Türkiye'de 'suç', Hindistan'da model
Türkiye'de 'suç', Hindistan'da model
Türkiye'nin şiddetle bastırmaya çalıştığı "özyönetim" dünyanın en büyük ikinci nüfusuna sahip Hindistan'da çözüm modeli olarak yıllardır tıkır tıkır işliyor. Ülke nüfusunun 4'te 3'üne denk gelen çiftçiler, Hindistan Çiftçiler Birliği bünyesinde kurdukları halk meclisleriyle sorunlarına çözüm gücü oluyor. Yerel ve tabandan örgütlenmeyi esas aldıklarının altını çizen Birliğin Genel Sekreteri Yudhuil Singh, "Tarım bizim hayat biçimimiz" dedi
'Tarım bizim hayat biçimimiz'
Hindistan'ın 11 eyaletinde örgütlü en büyük çiftçi örgütü olduklarını belirten Singh, Ulusal Koordinasyon Komitesi'ne de üye olduklarını söyledi. Singh, çiftçilerin yerel sorunlarının Eyalet Koordinasyonları ve ulusal sorunlarının ise Ulusal Koordinasyon Komitesi tarafından çözüldüğünü kaydetti. Küresel tarım ağları içerisinde tarımın büyük şirketlerle ve uluslararası kuruluşlarca yapılmasının çiftçilerin önüne en büyük problem olarak çıktığını dile getiren Singh, tarımda kimyasal, böcek ve yabani ot ilaçlarının aşırı kullanılmasının izin hakları gibi birçok sorunlarının olduğuna dikkat çekti. Örgütlerine bağlı yereldeki kollarının bu sorunlarla ilgili çözüm üretmeye çalıştıklarını ve sorunların çözümü için uluslararası bağlantılar kurduklarını aktaran Singh, "Bizim için tarım şirketleşmemesi gerekir. Tarım bizim hayat biçimimiz. İşletme mantığıyla yaklaşmayı çok yanlış buluyoruz" dedi.

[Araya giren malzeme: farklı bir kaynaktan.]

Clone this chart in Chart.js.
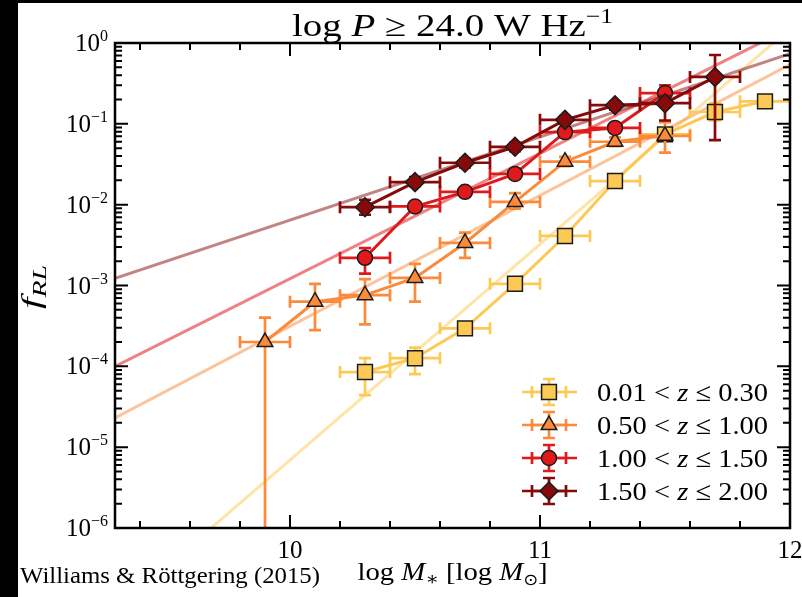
<!DOCTYPE html>
<html>
<head>
<meta charset="utf-8">
<script src="https://cdn.jsdelivr.net/npm/chart.js@4.4.1/dist/chart.umd.min.js"></script>
<style>
  body { margin: 0; background: #000; }
  #wrap { position: absolute; left: 18px; top: 3px; width: 784px; height: 594px; background: #fff; }
</style>
</head>
<body>
<div id="wrap"><canvas id="frl" width="784" height="594"></canvas></div>
<script>
// radio-loud fraction per stellar mass bin, four redshift slices
const massYel = [10.3, 10.5, 10.7, 10.9, 11.1, 11.3, 11.5, 11.7, 11.9];
const fracYel = [8.5e-5, 1.26e-4, 2.95e-4, 1.05e-3, 4.1e-3, 0.0196, 0.074, 0.14, 0.19];
const fracYelLo = [4.4e-5, 8.0e-5, 2.5e-4, 0.9e-3, 3.6e-3, 0.017, 0.062, 0.11, 0.17];
const fracYelHi = [1.26e-4, 1.7e-4, 3.5e-4, 1.2e-3, 4.7e-3, 0.022, 0.088, 0.18, 0.21];

const massOra = [9.9, 10.1, 10.3, 10.5, 10.7, 10.9, 11.1, 11.3, 11.5];
const fracOra = [2.0e-4, 6.3e-4, 7.6e-4, 1.24e-3, 3.36e-3, 0.0108, 0.034, 0.060, 0.071];
const fracOraLo = [1e-8, 2.8e-4, 3.3e-4, 6.3e-4, 2.2e-3, 0.0089, 0.030, 0.053, 0.044];
const fracOraHi = [4.0e-4, 1.05e-3, 1.2e-3, 1.85e-3, 4.5e-3, 0.0139, 0.039, 0.068, 0.105];

const massRed = [10.3, 10.5, 10.7, 10.9, 11.1, 11.3, 11.5];
const fracRed = [2.2e-3, 9.5e-3, 0.0144, 0.024, 0.079, 0.089, 0.24];
const fracRedLo = [1.4e-3, 8.5e-3, 0.013, 0.021, 0.070, 0.078, 0.19];
const fracRedHi = [2.9e-3, 0.0106, 0.016, 0.027, 0.090, 0.101, 0.30];

const massDark = [10.3, 10.5, 10.7, 10.9, 11.1, 11.3, 11.5, 11.7];
const fracDark = [9.3e-3, 0.019, 0.033, 0.052, 0.112, 0.17, 0.18, 0.38];
const fracDarkLo = [7.5e-3, 0.017, 0.029, 0.046, 0.100, 0.15, 0.11, 0.063];
const fracDarkHi = [0.0115, 0.022, 0.037, 0.058, 0.125, 0.19, 0.22, 0.71];

const massHalfWidth = 0.1;

// power-law fits, end points
const fitYelM = [9.685, 12.0], fitYelF = [1e-6, 1.51];
const fitOraM = [9.3, 12.0], fitOraF = [2.3e-5, 0.54];
const fitRedM = [9.3, 12.0], fitRedF = [1.0e-4, 1.53];
const fitDarkM = [9.3, 12.0], fitDarkF = [1.23e-3, 0.74];

// legend / tick text
const zLow = ['0.01', '0.50', '1.00', '1.50'];
const zHigh = ['0.30', '1.00', '1.50', '2.00'];
const yTickExp = [0, -1, -2, -3, -4, -5, -6];
const xTickVals = [10, 11, 12];
const xTickLabels = ['10', '11', '12'];

const colYel = '#fdc955', colOra = '#fb8a3a', colRed = '#e0191c', colDark = '#860a0a';
const SERIF = '"Liberation Serif", "DejaVu Serif", serif';

function pts(xs, ys) {
    return xs.map((x, i) => ({ x: x, y: ys[i] }));
}

function series(label, m, f, lo, hi, col, style, r, order) {
    return {
        label: label, data: pts(m, f), errLo: lo, errHi: hi,
        showLine: true, borderColor: col, borderWidth: 3,
        pointStyle: style, pointRadius: r, pointHoverRadius: r,
        pointBackgroundColor: col, pointBorderColor: '#1b1b1b', pointBorderWidth: 1.5,
        order: order, clip: 0
    };
}

function fit(m, f, col) {
    return { data: pts(m, f), showLine: true, borderColor: col, borderWidth: 3,
             pointRadius: 0, order: 10, clip: 0 };
}

// mixed font text: runs of {t, font, dy}, optionally stretched to a width
function drawRuns(ctx, runs, x, y, align, width) {
    let total = 0;
    runs.forEach(r => { ctx.font = r.font; r.w = ctx.measureText(r.t).width; total += r.w; });
    const sx = width ? width / total : 1;
    ctx.save();
    ctx.translate(x, y);
    ctx.scale(sx, 1);
    let cx = align === 'center' ? -total / 2 : (align === 'right' ? -total : 0);
    runs.forEach(r => { ctx.font = r.font; ctx.fillText(r.t, cx, r.dy || 0); cx += r.w; });
    ctx.restore();
}

function errCross(ctx, x, y, x0, x1, y0, y1, cap) {
    ctx.beginPath();
    ctx.moveTo(x0, y); ctx.lineTo(x1, y);
    ctx.moveTo(x, y0); ctx.lineTo(x, y1);
    ctx.moveTo(x0, y - cap); ctx.lineTo(x0, y + cap);
    ctx.moveTo(x1, y - cap); ctx.lineTo(x1, y + cap);
    ctx.moveTo(x - cap, y0); ctx.lineTo(x + cap, y0);
    ctx.moveTo(x - cap, y1); ctx.lineTo(x + cap, y1);
    ctx.stroke();
}

const errorBars = {
    id: 'errorBars',
    beforeDatasetDraw(chart, args) {
        const ds = chart.data.datasets[args.index];
        if (!ds.errLo) return;
        const ctx = chart.ctx, a = chart.chartArea;
        const xs = chart.scales.x, ys = chart.scales.y;
        ctx.save();
        ctx.beginPath();
        ctx.rect(a.left, a.top, a.right - a.left, a.bottom - a.top);
        ctx.clip();
        ctx.strokeStyle = ds.borderColor;
        ctx.lineWidth = 2.7;
        ds.data.forEach((p, i) => {
            errCross(ctx, xs.getPixelForValue(p.x), ys.getPixelForValue(p.y),
                xs.getPixelForValue(p.x - massHalfWidth), xs.getPixelForValue(p.x + massHalfWidth),
                ys.getPixelForValue(ds.errHi[i]), ys.getPixelForValue(ds.errLo[i]), 6);
        });
        ctx.restore();
    }
};

const decorations = {
    id: 'decorations',
    afterDraw(chart) {
        const ctx = chart.ctx, a = chart.chartArea;
        const xs = chart.scales.x, ys = chart.scales.y;
        ctx.save();
        ctx.strokeStyle = '#000';
        ctx.fillStyle = '#000';

        // inward ticks
        ctx.lineWidth = 2;
        ctx.beginPath();
        for (let e = -6; e <= 0; e++) {
            for (let k = 1; k <= 9; k++) {
                const v = k * Math.pow(10, e);
                if (v > 1) break;
                const py = ys.getPixelForValue(v), len = k === 1 ? 13 : 7;
                ctx.moveTo(a.left, py); ctx.lineTo(a.left + len, py);
                ctx.moveTo(a.right, py); ctx.lineTo(a.right - len, py);
            }
        }
        for (let j = 47; j <= 60; j++) {
            const px = xs.getPixelForValue(j / 5), len = j % 5 === 0 ? 13 : 7;
            ctx.moveTo(px, a.bottom); ctx.lineTo(px, a.bottom - len);
            ctx.moveTo(px, a.top); ctx.lineTo(px, a.top + len);
        }
        ctx.stroke();

        ctx.lineWidth = 2.5;
        ctx.strokeRect(a.left, a.top, a.right - a.left, a.bottom - a.top);

        // tick labels
        yTickExp.forEach(e => {
            const py = ys.getPixelForValue(Math.pow(10, e));
            const sup = e === 0 ? '0' : '\u2212' + Math.abs(e);
            drawRuns(ctx, [
                { t: '10', font: '25px ' + SERIF },
                { t: sup, font: '16px ' + SERIF, dy: -10 }
            ], 90, py + 8, 'right');
        });
        xTickVals.forEach((v, i) => {
            drawRuns(ctx, [{ t: xTickLabels[i], font: '25px ' + SERIF }],
                xs.getPixelForValue(v), a.bottom + 30, 'center');
        });

        // title
        const cx = (a.left + a.right) / 2;
        drawRuns(ctx, [
            { t: 'log ', font: '32px ' + SERIF },
            { t: 'P', font: 'italic 32px ' + SERIF },
            { t: ' \u2265 24.0 W Hz', font: '32px ' + SERIF },
            { t: '\u22121', font: '21px ' + SERIF, dy: -13 }
        ], cx, 33, 'center', 321);

        // axis labels
        drawRuns(ctx, [
            { t: 'log ', font: '26px ' + SERIF },
            { t: 'M', font: 'italic 26px ' + SERIF },
            { t: '\u2217', font: '18px ' + SERIF, dy: 5 },
            { t: ' [log ', font: '26px ' + SERIF },
            { t: 'M', font: 'italic 26px ' + SERIF },
            { t: '\u2299', font: '16px "DejaVu Sans", ' + SERIF, dy: 5 },
            { t: ']', font: '26px ' + SERIF }
        ], cx, 577, 'center', 190);

        ctx.save();
        ctx.translate(22, 284);
        ctx.rotate(-Math.PI / 2);
        drawRuns(ctx, [
            { t: 'f', font: 'italic 28px ' + SERIF },
            { t: 'RL', font: 'italic 19px ' + SERIF, dy: 6 }
        ], 0, 0, 'center', 44);
        ctx.restore();

        drawRuns(ctx, [{ t: 'Williams & R\u00f6ttgering (2015)', font: '24px ' + SERIF }],
            2, 580, 'left', 300);

        // legend
        const legend = [
            { col: colYel, style: 'rect', r: 10.5 },
            { col: colOra, style: 'triangle', r: 9 },
            { col: colRed, style: 'circle', r: 7.5 },
            { col: colDark, style: 'rectRot', r: 9 }
        ];
        legend.forEach((item, i) => {
            const ly = 389 + i * 33, lx = 531;
            ctx.strokeStyle = item.col;
            ctx.lineWidth = 2.7;
            ctx.beginPath();
            ctx.moveTo(lx - 27, ly); ctx.lineTo(lx + 28, ly);
            ctx.stroke();
            errCross(ctx, lx, ly, lx - 17, lx + 17, ly - 13, ly + 13, 6);
            ctx.fillStyle = item.col;
            ctx.strokeStyle = '#1b1b1b';
            ctx.lineWidth = 1.5;
            Chart.helpers.drawPoint(ctx, { pointStyle: item.style, radius: item.r, rotation: 0, borderWidth: 1.5 }, lx, ly);
            ctx.fillStyle = '#000';
            drawRuns(ctx, [
                { t: zLow[i] + ' < ', font: '26px ' + SERIF },
                { t: 'z', font: 'italic 26px ' + SERIF },
                { t: ' \u2264 ' + zHigh[i], font: '26px ' + SERIF }
            ], 579, ly + 9, 'left', 171);
        });
        ctx.restore();
    }
};

new Chart(document.getElementById('frl'), {
    type: 'scatter',
    data: {
        datasets: [
            series('1.50 < z \u2264 2.00', massDark, fracDark, fracDarkLo, fracDarkHi, colDark, 'rectRot', 9.5, 1),
            series('1.00 < z \u2264 1.50', massRed, fracRed, fracRedLo, fracRedHi, colRed, 'circle', 7.5, 2),
            series('0.50 < z \u2264 1.00', massOra, fracOra, fracOraLo, fracOraHi, colOra, 'triangle', 9, 3),
            series('0.01 < z \u2264 0.30', massYel, fracYel, fracYelLo, fracYelHi, colYel, 'rect', 10.5, 4),
            fit(fitDarkM, fitDarkF, 'rgba(134,10,10,0.5)'),
            fit(fitRedM, fitRedF, 'rgba(224,25,28,0.55)'),
            fit(fitOraM, fitOraF, 'rgba(251,138,58,0.5)'),
            fit(fitYelM, fitYelF, 'rgba(253,201,85,0.5)')
        ]
    },
    options: {
        responsive: false,
        devicePixelRatio: 1,
        animation: false,
        layout: { padding: { left: 97, top: 40, right: 10, bottom: 69 } },
        plugins: { legend: { display: false }, title: { display: false }, tooltip: { enabled: false } },
        scales: {
            x: { type: 'linear', min: 9.3, max: 12.0, display: false },
            y: { type: 'logarithmic', min: 1e-6, max: 1, display: false }
        }
    },
    plugins: [errorBars, decorations]
});
</script>
</body>
</html>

'Çiftçiler taşeronlar tarafından sömürülüyor'
Hindistan'ın köylüler ülkesi olduğunu ve toplumun yüzde 60'ının küçük çiftçilerden oluştuğunun bilgisini paylaşan Singh, şunları belirtti: "Hindistan'ın bağımsızlığından sonra Toprak Kanunu gerçekleşti. Bu yüzden aslında neredeyse tarımla uğraşan herkesin kendi toprağı var. Küçük çiftçiler aileleriyle birlikte çalışıyorlar bu topraklarda. Hindistan'da 600 bin köy var. Köylerin nüfuslarının yüzde 70'i çiftçidir. Çiftçi olmayanlar da yarı zamanlı çiftçi, yarı zamanlı başka işlerle uğraşıyor. Çiftçilerin en büyük problemi pazarlama. Pazarda hiçbir korumaları ve güvenceleri yok. Ve aracılar (Taşeron) tarafından çok sömürülüyor."
'Temsilyette bir sorun yaşamıyoruz'
Örgütlenme biçimlerinin tamamen yerel tabandan oluşan bir yapı şeklinde işlendiğini vurgulayan Singh, işleyişlerini şöyle anlattı: "En küçük sokaktan ve mahalleden başlıyor. Yerel ve ulusal düzeye kadar dört seviye örgütlenme biçimi var. 3-4 sokakta oluşan bir meclis sistemi var. Bu meclis yerel tabandaki örgüttür. Ve bunlar halk meclisleridir. Daha sonra bu meclisin üzerinde mahalle meclisi oluyor. Onun üzerinde eyalet, eyaletin üzerinde de ulusal meclis var. Bir mahalle meclisinde çıkan temsilci, ilçe ve ilçe düzeyindeki toplantıya gönderiliyor. İl düzeydeki toplantıda çıkan temsilci eyalet üzerindeki toplantıya gönderiliyor. Bu toplantılarımız düzenli olarak her ay yapılıyor. Toplantıların tarihleri her zaman aynı tarihte yapılır ve hiçbir zaman değişmez. Ulusal toplantılarımız da 3 ayda bir yapılıyor. Dışarıdan veya hükümetten hiçbir destek almıyoruz. Dolayısıyla tamamen yerel ve tabandan bir örgütlenme var. Ayrıca bu toplantıları dışında 6 ayda bir genel kurul yapıyoruz. Bu toplantılarda çiftçilerin temel sorunları, çözüm önerileri konuşuluyor. Çiftçiler ve aileler yerel mahalle meclisinden ulusal seviyeye kadar iyi ilişkiler içindedir. Dolayısıyla temsilyette bir sorun yaşamıyoruz."